I have been a long-time lurker here, and knowing the rules I attempted to do a search for this topic. I didn't get any results, but if this is a topic that has been discussed in great detail and I just missed it I apologize!!!

I was recently hired on as a per-show tech director for a theater company that just fired their full-time TD and was not ready to recommit to another salary. It is a decent company, and is well-run but seems to not be into providing written contracts. As of now, I have not had any problems, and I trust the company's manager completely, however the Board of Directors (as most do) scare me a bit. 

I wanted to create a very basic contract and submit that prior to each production I'm hired on for. I can think of most of the basics, but I was wondering if anyone has a similar contract that they would be able to post or share. I am not in the financial position that I want to pay a lawyer to create one for me, and I am not too too concerned about getting too in depth with it. I just want to make sure that I am not missing a seemingly obvious point I should add that could come back and haunt me down the road.

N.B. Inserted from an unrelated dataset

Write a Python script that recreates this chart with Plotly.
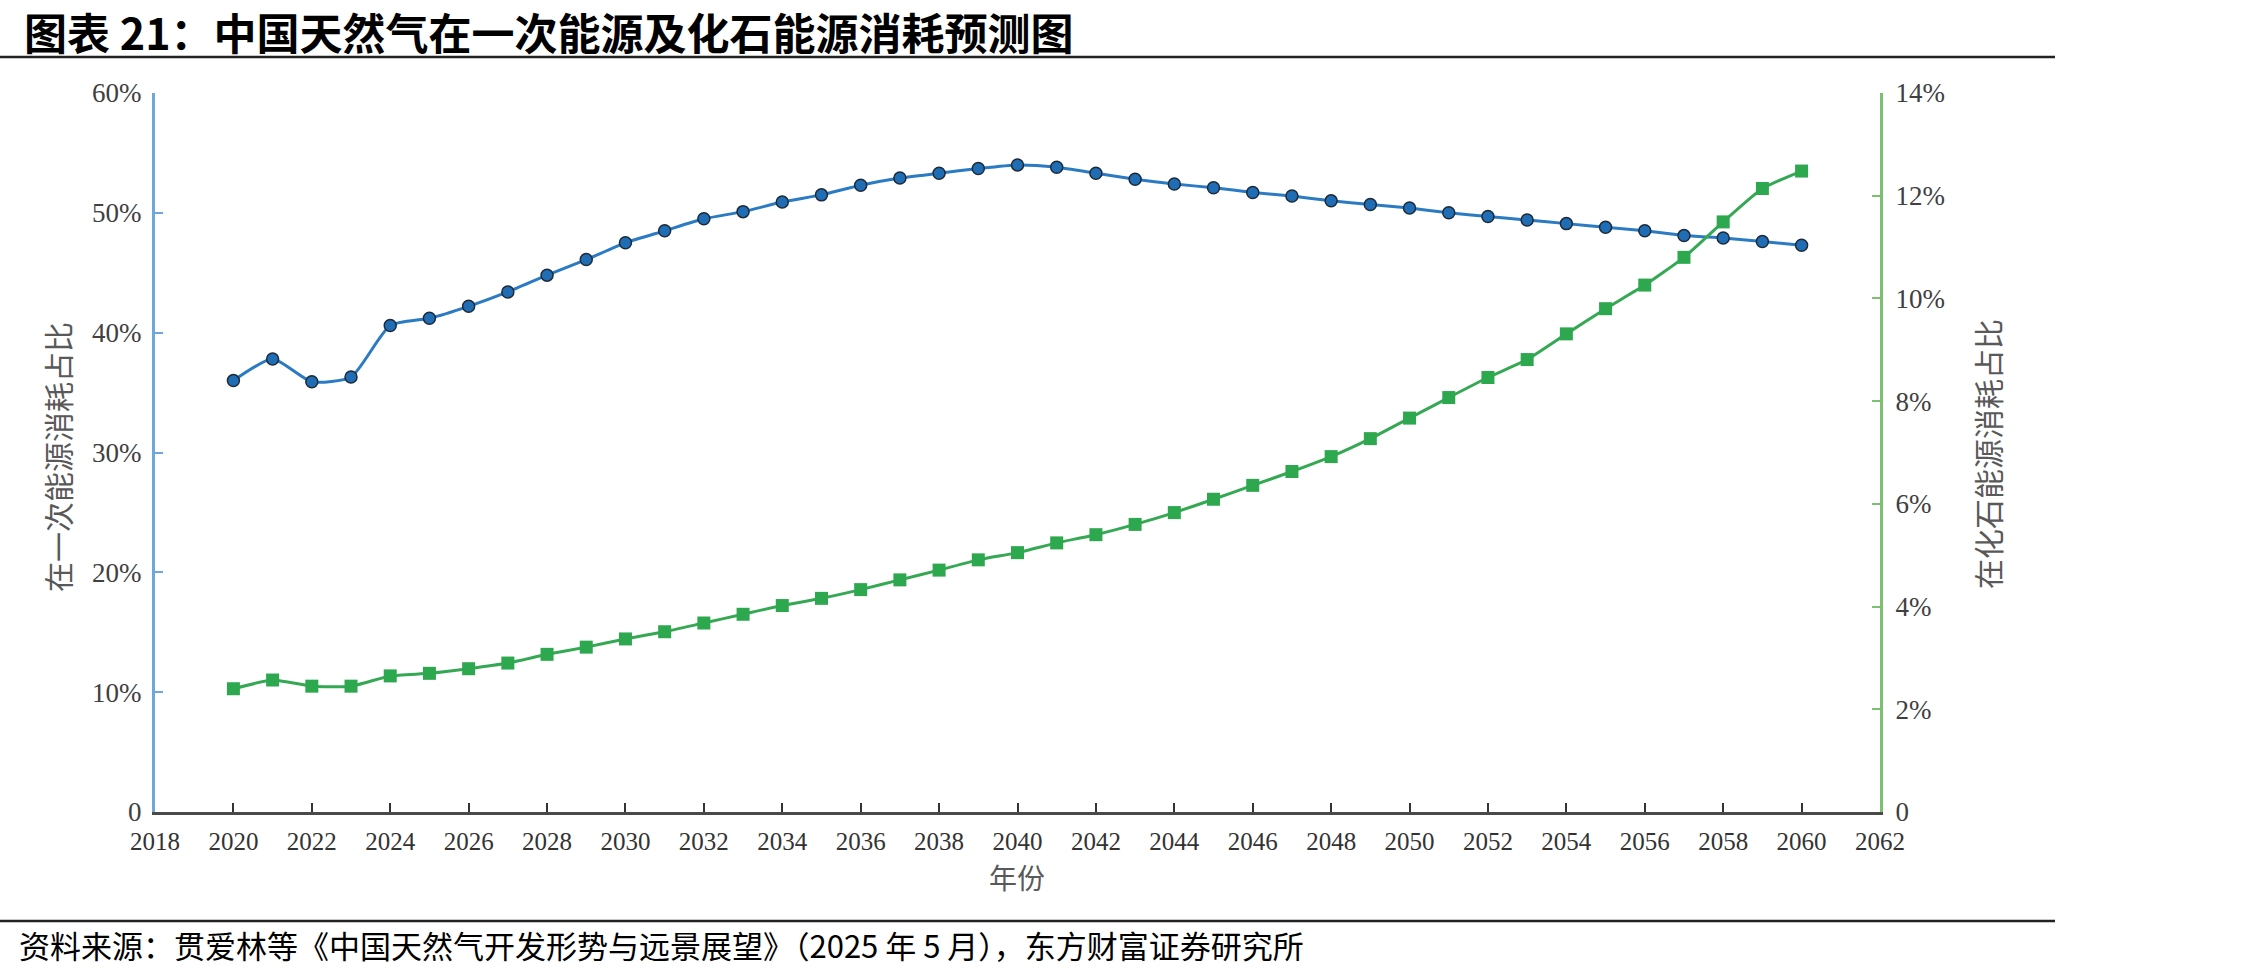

Any help would be greatly appreciated, and thanks to everyone for the years of information I have been getting out of these boards!

Keith


----------



## mixmaster (Jul 3, 2009)

1st You need something in your contract about hours worked and compensation received. Along with that, whether they consider you a part time employee or a subcontractor may affect what kind of insurance and taxes you or them may be responsible for. The requirements will vary from state to state so look it up and put it in writing in you contract.
2nd I would get a job description. It's been my experience, that the job of TD can mean different things to different people, especially when you get community theater and non professional people involved. Who do you report to, who reports to you, and whether or not you have the power to hire and fire crew.
3rd If your group performs in multiple venues, or even a single venue that you don't own, I would look into a clause to release you personally from liability for damages you weren't directly responsible for.


----------